33 (1) The portion of clause 110(1)(d)(i)(B) of the Act before subclause (I) is replaced by the following:
(B) in the case of a benefit deemed by paragraph 7(1)(e) to have been received by the taxpayer, within the first three taxation years of the graduated rate estate of the taxpayer, by
(2) Subsection (1) applies to taxation years of individuals who died on or after August 12, 2024.
34 Section 110.1 of the Act is amended by adding the following after subsection (17):
Marginal note:2024 — extension of time
(18) For the purposes of applying this section, a gift made by a taxpayer before March 2025 and after the end of a taxation year of the taxpayer that ended after November 14, 2024 and before 2025 (referred to in this subsection as the “donation year”) is deemed to have been made by the taxpayer in the donation year and not in the taxpayer’s 2025 taxation year if
(a) the gift would be deductible under this section in computing the taxpayer’s taxable income under this Part for the donation year if it were made immediately before the end of that year;
(b) the taxpayer deducts the amount of the gift under this section for the taxpayer’s donation year; and
(c) the gift was in the form of cash or was transferred by way of cheque, credit card, money order or electronic payment.

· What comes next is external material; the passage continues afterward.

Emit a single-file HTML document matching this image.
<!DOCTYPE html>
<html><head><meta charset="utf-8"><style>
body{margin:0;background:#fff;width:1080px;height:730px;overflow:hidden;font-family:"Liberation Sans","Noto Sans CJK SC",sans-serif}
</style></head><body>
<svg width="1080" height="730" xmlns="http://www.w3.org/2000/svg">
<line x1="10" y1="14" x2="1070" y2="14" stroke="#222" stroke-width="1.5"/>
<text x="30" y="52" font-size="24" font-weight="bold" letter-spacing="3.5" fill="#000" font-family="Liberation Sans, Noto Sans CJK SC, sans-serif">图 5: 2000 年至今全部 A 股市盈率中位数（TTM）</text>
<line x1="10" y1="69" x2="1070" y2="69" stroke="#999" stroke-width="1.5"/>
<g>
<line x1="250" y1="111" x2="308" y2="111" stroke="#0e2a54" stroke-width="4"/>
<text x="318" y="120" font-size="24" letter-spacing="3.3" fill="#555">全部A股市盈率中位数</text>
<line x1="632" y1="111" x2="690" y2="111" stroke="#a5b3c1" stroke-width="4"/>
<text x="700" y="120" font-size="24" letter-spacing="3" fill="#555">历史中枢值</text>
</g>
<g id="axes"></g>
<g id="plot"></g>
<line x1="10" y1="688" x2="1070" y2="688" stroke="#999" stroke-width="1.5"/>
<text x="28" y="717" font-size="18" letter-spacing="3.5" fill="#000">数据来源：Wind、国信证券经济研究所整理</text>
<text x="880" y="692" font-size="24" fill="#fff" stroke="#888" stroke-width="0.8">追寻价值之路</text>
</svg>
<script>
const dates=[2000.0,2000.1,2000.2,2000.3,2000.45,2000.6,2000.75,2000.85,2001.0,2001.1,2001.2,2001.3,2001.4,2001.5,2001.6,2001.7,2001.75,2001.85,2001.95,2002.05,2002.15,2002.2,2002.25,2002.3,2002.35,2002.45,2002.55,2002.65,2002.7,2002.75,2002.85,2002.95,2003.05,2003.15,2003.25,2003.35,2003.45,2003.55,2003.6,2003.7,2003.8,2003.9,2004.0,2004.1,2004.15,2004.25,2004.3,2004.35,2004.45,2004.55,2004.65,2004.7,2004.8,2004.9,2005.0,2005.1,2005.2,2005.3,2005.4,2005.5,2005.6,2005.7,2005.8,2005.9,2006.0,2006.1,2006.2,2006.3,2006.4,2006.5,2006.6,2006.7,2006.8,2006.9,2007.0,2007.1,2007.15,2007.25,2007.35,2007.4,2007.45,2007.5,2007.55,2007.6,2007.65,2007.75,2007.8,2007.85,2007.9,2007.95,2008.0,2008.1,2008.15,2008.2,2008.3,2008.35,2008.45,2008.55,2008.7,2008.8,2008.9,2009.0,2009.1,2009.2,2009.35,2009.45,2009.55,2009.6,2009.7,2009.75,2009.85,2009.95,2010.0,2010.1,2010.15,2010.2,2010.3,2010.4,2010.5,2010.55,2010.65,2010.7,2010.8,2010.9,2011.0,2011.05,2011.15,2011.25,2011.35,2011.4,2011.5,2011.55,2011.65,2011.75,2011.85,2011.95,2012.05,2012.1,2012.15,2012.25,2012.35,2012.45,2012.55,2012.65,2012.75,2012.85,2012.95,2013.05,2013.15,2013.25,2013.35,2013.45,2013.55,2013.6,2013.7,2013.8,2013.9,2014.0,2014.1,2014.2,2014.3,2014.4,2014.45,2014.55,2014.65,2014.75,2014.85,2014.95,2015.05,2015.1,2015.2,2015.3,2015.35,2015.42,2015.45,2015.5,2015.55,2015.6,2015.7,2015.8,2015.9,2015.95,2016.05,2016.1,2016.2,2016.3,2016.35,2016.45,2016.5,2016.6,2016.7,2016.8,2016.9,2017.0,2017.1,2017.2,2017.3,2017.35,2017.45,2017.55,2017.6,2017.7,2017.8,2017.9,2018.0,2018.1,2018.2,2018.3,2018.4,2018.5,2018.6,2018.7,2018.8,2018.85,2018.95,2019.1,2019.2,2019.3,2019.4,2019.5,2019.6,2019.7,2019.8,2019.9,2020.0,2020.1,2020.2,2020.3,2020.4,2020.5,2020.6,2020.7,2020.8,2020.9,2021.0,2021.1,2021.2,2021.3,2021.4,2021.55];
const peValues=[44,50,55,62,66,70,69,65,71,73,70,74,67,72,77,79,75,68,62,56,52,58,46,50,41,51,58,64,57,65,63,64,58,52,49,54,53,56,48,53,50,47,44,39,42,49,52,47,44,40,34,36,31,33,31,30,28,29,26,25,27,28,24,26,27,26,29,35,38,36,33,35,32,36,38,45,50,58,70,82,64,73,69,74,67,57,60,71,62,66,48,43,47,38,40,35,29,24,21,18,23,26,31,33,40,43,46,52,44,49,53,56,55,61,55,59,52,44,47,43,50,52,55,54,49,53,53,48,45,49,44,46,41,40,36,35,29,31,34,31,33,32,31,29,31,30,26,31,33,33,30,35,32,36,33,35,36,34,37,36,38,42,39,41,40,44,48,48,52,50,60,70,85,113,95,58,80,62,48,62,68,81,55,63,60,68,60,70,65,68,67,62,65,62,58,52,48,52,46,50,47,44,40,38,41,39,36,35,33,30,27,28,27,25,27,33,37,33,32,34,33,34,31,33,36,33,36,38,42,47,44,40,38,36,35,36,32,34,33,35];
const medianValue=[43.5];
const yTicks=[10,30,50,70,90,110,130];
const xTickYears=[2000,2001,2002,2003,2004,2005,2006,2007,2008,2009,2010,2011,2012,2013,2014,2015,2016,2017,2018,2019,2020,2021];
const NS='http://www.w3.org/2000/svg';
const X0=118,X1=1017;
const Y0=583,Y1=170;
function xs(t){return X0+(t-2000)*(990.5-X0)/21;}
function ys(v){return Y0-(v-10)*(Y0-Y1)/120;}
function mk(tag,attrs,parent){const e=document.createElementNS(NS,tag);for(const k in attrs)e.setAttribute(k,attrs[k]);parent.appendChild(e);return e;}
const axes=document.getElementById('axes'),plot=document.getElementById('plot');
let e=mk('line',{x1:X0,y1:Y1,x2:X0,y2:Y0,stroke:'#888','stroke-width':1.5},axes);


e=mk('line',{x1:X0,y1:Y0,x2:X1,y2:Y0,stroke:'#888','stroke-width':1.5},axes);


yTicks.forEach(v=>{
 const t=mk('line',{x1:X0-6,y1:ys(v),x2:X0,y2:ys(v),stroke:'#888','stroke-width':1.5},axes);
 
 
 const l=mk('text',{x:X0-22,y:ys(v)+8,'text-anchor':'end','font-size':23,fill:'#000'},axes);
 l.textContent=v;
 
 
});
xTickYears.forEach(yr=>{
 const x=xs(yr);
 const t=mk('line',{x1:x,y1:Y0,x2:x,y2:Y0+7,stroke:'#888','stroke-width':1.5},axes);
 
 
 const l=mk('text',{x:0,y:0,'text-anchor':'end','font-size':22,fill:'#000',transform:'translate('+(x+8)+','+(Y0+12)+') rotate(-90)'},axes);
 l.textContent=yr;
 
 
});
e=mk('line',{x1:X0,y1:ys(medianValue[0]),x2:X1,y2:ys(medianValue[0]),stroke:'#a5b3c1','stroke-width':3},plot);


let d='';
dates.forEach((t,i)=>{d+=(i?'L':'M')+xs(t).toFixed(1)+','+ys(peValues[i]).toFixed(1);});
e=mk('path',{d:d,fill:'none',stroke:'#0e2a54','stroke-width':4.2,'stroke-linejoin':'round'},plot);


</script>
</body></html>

35 (1) Paragraph (a) of the description of A in the definition annual gains limit in subsection 110.6(1) of the Act is replaced by the following:
(a) the amount determined in respect of the individual for the year under paragraph 3(b) in respect of capital gains and capital losses (except any portion related to a deduction claimed by the individual in the year under subsection 110.61(2) or 110.62(2)), and
(2) Subparagraph (a)(ii) of the description of B in the definition annual gains limit in subsection 110.6(1) of the Act is replaced by the following:
(ii) the amount, if any, by which the amount determined in respect of the individual for the year under paragraph 3(b) in respect of capital gains and capital losses (except any portion related to a deduction claimed by the individual in the year under subsection 110.61(2) or 110.62(2)) exceeds the amount determined for A in respect of the individual for the year, and
(3) Paragraph (b) of the description of B in the definition annual gains limit in subsection 110.6(1) of the Act is replaced by the following:
(b) all of the individual’s allowable business investment losses for the year (except any portion that reduced the amount otherwise deductible by the individual in the year under subsection 110.61(2) or 110.62(2)); (plafond annuel des gains)

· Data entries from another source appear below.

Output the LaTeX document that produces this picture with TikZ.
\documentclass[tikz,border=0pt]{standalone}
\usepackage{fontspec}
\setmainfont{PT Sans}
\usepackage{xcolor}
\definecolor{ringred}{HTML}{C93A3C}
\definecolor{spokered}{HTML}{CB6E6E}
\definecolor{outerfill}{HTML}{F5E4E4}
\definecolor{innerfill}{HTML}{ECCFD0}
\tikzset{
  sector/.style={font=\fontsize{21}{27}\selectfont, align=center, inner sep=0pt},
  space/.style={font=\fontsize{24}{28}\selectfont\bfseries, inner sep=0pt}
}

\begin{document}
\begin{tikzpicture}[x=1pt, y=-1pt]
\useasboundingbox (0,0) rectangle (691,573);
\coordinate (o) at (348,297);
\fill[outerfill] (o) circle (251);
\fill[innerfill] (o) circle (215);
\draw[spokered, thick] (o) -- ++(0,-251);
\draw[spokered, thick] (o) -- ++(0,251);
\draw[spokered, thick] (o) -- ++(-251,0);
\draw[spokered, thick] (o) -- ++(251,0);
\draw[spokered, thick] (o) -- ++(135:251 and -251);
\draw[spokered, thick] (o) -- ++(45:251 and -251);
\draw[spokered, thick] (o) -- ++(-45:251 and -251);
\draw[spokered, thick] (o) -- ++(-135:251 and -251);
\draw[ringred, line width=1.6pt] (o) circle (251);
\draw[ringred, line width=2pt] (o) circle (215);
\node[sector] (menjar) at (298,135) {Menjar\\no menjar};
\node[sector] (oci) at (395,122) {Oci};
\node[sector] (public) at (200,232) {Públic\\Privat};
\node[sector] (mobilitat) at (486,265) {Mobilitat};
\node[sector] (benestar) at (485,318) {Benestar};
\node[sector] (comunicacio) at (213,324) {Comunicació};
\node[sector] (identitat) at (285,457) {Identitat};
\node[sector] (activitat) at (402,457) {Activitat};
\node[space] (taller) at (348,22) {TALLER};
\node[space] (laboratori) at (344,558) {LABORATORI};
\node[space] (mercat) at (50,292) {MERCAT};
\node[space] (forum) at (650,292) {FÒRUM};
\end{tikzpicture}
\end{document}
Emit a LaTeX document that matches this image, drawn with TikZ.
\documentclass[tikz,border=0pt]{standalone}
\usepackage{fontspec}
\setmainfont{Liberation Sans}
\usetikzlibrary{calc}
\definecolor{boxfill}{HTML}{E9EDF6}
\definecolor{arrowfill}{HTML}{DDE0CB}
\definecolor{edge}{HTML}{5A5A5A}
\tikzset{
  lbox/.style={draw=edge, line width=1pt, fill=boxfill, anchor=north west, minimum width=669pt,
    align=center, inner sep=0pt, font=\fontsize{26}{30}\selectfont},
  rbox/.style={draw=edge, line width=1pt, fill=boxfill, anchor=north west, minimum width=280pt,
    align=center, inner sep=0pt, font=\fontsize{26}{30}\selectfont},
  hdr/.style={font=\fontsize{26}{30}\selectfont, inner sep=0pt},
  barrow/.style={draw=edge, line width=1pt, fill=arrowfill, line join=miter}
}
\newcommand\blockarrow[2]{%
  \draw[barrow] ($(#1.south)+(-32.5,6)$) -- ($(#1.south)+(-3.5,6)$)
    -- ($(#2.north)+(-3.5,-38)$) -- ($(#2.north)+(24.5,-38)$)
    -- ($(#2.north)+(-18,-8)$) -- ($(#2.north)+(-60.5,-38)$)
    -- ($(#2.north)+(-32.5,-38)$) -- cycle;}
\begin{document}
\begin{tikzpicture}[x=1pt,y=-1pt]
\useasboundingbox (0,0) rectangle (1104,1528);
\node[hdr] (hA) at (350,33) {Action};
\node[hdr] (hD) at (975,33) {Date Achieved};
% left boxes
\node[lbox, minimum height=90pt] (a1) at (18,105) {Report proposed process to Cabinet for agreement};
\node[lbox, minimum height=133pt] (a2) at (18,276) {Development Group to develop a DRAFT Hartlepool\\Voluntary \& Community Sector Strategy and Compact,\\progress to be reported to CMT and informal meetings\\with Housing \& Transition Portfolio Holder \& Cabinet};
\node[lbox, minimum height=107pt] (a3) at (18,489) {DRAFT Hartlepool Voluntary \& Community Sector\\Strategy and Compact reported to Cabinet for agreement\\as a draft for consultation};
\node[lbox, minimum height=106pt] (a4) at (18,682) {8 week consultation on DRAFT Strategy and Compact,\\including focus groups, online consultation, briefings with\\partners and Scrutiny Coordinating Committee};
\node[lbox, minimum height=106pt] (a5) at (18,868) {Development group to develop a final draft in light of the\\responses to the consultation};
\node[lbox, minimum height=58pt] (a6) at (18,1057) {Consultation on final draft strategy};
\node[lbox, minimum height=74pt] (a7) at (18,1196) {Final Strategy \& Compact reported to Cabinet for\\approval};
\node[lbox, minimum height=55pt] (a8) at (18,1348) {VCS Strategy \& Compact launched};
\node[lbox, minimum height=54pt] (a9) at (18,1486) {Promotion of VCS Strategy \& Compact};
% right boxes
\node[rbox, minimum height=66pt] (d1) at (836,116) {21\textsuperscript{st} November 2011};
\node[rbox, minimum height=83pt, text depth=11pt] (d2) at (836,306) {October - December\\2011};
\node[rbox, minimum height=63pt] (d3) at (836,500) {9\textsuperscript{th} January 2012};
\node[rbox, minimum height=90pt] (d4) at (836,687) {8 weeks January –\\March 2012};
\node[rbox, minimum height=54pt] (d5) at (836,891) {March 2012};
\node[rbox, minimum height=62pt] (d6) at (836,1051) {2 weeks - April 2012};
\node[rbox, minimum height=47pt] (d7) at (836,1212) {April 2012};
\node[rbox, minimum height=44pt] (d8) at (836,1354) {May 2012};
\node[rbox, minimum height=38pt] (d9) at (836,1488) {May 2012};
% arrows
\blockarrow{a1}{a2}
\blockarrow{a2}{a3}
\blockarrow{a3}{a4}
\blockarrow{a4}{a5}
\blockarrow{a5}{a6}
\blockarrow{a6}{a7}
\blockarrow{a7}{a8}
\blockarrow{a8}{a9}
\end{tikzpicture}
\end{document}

(4) Paragraph (a) of the definition cumulative net investment loss in subsection 110.6(1) of the Act is replaced by the following:
(a) the total of all amounts each of which is the investment expense of the individual for the year or a preceding taxation year ending after 1987 (except any portions included in subparagraph (ii) of the description of H in paragraph 110.61(2)(b) and subparagraph (ii) of the description of H in paragraph 110.62(2)(b) to the extent they reduced the amount otherwise deductible by the individual under each of subsections 110.61(2) and 110.62(2))

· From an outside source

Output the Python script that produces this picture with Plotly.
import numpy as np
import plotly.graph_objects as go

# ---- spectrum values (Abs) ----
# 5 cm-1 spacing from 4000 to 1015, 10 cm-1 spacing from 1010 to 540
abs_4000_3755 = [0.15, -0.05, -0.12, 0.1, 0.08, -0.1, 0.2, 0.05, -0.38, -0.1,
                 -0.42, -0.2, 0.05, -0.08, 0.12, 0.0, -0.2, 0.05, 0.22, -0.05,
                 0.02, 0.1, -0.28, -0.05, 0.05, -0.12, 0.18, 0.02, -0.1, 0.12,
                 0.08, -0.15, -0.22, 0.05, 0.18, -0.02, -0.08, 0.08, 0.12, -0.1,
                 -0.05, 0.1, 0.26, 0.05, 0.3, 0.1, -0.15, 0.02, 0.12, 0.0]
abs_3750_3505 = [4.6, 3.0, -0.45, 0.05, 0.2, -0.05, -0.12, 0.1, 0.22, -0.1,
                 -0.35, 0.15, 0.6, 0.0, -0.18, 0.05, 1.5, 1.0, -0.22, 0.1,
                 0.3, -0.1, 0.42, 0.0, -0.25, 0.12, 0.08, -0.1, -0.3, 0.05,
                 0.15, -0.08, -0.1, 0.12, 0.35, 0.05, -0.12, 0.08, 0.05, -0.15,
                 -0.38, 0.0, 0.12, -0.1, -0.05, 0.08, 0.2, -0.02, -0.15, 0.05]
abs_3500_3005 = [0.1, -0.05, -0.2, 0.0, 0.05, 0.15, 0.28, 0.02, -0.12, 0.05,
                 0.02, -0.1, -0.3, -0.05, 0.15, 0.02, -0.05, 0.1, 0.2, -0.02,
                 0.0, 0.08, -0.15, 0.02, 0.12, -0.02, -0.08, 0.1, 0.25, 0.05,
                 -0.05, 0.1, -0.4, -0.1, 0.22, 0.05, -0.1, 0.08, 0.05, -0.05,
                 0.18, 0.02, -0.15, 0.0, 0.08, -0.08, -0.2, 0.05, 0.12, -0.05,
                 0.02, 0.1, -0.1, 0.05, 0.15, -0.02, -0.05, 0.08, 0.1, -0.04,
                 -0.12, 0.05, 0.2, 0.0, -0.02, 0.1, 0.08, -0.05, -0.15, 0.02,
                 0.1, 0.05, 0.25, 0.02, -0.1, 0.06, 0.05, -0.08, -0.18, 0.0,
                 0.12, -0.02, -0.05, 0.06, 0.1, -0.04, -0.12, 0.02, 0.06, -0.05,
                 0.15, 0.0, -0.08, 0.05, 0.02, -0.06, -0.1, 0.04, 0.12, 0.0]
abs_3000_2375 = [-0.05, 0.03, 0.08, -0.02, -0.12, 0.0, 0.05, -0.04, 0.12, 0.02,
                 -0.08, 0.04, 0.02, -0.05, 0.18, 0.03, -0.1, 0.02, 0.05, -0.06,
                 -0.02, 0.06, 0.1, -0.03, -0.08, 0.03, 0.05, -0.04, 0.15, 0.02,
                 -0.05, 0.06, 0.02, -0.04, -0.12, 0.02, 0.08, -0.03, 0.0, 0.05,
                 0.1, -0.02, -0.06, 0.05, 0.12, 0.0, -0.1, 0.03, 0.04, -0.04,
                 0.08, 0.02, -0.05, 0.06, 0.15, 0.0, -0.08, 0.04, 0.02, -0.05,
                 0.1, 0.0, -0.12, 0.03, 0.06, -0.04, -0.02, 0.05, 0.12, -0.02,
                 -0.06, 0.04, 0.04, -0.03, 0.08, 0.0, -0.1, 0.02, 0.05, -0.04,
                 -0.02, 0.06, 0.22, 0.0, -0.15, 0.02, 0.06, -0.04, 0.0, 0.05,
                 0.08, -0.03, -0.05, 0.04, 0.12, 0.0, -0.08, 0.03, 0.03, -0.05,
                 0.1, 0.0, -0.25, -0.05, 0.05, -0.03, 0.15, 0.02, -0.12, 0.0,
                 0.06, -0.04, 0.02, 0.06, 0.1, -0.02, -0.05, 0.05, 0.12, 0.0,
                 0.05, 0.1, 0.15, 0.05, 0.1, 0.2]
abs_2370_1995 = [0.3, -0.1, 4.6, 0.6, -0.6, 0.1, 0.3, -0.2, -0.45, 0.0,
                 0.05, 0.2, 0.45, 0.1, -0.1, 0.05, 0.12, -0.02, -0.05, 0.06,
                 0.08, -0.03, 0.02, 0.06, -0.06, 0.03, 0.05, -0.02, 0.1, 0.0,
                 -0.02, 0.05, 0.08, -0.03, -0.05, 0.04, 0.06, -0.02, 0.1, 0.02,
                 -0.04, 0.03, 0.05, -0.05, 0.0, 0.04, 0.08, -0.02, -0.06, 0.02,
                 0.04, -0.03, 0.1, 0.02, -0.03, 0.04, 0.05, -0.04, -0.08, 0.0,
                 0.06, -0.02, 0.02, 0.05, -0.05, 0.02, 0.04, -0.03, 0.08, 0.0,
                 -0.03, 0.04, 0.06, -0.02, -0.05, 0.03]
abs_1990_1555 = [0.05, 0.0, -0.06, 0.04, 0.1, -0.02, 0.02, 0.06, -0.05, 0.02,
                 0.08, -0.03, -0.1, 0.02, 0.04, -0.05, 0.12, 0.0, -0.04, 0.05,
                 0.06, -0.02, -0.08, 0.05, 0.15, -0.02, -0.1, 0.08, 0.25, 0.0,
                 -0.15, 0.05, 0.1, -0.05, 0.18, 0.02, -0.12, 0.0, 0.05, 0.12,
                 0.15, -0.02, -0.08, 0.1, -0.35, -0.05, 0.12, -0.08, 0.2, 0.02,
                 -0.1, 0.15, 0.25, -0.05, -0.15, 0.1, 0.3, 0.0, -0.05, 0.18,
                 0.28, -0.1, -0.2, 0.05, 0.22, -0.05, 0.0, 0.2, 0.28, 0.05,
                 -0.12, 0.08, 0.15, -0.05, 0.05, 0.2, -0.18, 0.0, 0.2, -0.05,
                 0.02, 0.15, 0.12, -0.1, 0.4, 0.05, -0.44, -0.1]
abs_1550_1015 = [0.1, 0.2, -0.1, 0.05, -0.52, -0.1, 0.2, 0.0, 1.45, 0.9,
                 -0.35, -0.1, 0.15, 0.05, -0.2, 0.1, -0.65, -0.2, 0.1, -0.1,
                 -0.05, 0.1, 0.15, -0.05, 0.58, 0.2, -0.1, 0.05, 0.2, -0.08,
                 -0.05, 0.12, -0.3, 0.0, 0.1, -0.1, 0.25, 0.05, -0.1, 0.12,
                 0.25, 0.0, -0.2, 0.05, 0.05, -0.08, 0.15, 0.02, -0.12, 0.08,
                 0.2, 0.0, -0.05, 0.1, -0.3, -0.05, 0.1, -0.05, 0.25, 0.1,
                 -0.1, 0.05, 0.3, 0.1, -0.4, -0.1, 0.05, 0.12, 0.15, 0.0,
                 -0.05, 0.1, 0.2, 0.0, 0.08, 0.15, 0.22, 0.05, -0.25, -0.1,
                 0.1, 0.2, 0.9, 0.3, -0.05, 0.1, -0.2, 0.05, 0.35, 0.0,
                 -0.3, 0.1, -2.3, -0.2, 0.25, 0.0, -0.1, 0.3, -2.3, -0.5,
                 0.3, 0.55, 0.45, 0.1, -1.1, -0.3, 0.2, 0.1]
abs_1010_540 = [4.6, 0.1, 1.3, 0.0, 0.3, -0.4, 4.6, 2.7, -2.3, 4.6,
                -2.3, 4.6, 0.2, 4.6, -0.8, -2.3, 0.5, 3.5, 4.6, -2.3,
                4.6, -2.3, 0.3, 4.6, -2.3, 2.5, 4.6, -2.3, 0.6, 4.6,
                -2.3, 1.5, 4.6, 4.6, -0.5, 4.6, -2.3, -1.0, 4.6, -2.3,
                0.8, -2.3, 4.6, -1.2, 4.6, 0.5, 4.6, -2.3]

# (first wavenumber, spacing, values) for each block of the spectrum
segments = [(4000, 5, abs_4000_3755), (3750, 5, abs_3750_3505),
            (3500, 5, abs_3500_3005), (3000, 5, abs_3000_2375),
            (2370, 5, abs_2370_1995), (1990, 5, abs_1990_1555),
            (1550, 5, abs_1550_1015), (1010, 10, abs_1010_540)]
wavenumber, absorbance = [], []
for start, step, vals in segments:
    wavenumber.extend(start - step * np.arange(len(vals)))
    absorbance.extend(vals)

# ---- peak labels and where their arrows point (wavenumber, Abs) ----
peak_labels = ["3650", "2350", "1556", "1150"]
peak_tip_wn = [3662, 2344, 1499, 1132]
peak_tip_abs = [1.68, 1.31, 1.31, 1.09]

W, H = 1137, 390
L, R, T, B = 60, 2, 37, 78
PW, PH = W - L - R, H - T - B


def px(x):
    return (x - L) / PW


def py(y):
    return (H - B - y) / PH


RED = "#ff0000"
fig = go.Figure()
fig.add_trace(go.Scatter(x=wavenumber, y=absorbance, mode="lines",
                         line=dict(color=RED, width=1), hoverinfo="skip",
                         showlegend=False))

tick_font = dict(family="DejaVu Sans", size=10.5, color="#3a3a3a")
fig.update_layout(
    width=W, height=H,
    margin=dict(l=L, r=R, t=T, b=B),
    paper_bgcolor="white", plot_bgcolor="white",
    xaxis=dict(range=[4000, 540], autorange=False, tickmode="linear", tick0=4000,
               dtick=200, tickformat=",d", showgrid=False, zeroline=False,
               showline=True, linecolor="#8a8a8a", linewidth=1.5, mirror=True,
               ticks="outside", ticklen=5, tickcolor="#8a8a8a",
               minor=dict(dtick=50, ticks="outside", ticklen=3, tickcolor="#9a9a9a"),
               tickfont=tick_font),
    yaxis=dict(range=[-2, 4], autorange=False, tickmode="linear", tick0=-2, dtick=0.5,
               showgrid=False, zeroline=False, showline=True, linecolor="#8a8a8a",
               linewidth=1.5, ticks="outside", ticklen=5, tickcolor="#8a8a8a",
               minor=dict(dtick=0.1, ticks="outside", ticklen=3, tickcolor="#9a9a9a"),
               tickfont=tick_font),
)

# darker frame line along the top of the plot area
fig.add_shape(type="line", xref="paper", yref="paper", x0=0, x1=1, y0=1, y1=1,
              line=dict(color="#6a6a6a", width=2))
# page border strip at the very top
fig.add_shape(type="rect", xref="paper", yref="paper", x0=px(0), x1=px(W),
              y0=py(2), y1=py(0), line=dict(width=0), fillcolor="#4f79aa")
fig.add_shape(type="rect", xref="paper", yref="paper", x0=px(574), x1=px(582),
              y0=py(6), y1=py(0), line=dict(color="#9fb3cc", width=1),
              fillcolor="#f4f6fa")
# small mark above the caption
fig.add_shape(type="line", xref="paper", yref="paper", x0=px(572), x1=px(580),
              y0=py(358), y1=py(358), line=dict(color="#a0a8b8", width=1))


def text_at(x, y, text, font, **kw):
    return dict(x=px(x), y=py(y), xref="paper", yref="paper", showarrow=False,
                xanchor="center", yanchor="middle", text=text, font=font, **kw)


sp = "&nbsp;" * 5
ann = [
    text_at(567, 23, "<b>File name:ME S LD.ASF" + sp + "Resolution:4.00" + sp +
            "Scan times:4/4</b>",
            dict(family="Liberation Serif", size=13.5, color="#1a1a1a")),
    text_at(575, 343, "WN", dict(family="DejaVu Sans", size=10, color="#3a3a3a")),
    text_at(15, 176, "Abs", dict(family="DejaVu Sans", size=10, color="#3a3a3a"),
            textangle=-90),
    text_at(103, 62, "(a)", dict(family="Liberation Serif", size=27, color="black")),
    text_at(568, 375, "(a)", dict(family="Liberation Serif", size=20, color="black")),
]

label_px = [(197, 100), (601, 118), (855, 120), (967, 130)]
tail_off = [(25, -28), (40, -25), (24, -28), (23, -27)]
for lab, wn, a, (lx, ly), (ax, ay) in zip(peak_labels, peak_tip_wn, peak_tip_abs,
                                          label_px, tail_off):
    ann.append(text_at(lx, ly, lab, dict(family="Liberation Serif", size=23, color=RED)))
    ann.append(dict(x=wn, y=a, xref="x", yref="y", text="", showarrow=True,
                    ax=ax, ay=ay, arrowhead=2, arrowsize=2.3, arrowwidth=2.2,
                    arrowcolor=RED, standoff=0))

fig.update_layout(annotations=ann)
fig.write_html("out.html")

(5) The first formula in paragraph 110.6(2)(a) of the Act is replaced by the following:
[$625,000 − (A + B + C + D)] × E
(6) Subsection 110.6(2.2) of the Act is replaced by the following:
Marginal note:Additional deduction — 2024
(2.2) In computing the taxable income of an individual (other than a trust) for the individual’s taxation year that includes June 25, 2024 (referred to in this subsection as the “transition year”), there may be deducted, where that individual was resident in Canada throughout the transition year and that individual disposed of in the transition year, and on or after June 25, 2024, a qualified small business corporation share of the individual or a qualified farm or fishing property of the individual, such amount as the individual may claim not exceeding the least of
(a) $116,582,
(b) the amount, if any, by which the individual’s cumulative gains limit at the end of the transition year exceeds the total of all amounts each of which is an amount deducted by the individual under subsection (2) or (2.1) in computing the individual’s taxable income for the transition year,
(c) the amount, if any, by which the individual’s annual gains limit for the transition year exceeds the total of all amounts each of which is an amount deducted by the individual under subsection (2) or (2.1) in computing the individual’s taxable income for the transition year, and
(d) the amount that would be determined in respect of the individual for the transition year under paragraph 3(b) in respect of capital gains and capital losses if the only properties referred to in that paragraph were qualified small business corporation shares of the individual and qualified farm or fishing properties of the individual, disposed of by the individual on or after June 25, 2024.
(7) Section 110.6 of the Act is amended by adding the following after subsection (31):
Marginal note:Application of subsection (33) — 2025
(32) Subsection (33) applies to an individual for the 2025 taxation year, if
(a) in the taxation year the individual has a taxable capital gain from the disposition, before June 25, 2024, by a partnership with a fiscal period that begins before June 25, 2024 and ends after 2024 or a trust with a taxation year that begins before June 25, 2024 and ends after 2024, of a qualified small business corporation share of the individual or a qualified farm or fishing property of the individual; and
(b) the total of all amounts each of which is an amount of a taxable capital gain of the individual described in paragraph (a) exceeds the amount that would be determined under paragraph (2)(a) in respect of the individual for the taxation year if the reference to “$625,000” in that paragraph read as “$522,145” (the amount of which excess is referred to in subsection (33) as the “denied excess”).
Marginal note:Deduction denied — 2025
(33) Despite subsections (2) to (2.2), if this subsection applies to an individual for a taxation year, no amount may be deducted under this section for the taxation year by the individual in respect of the individual’s taxable capital gains for the year described in paragraph (32)(a) to the extent of the denied excess.
(8) Subsections (1) to (4) apply in respect of dispositions that occur on or after August 12, 2024.
(9) Subsection (5) applies to taxation years that begin after 2024.
(10) Subsections (6) and (7) apply to taxation years that begin after 2023.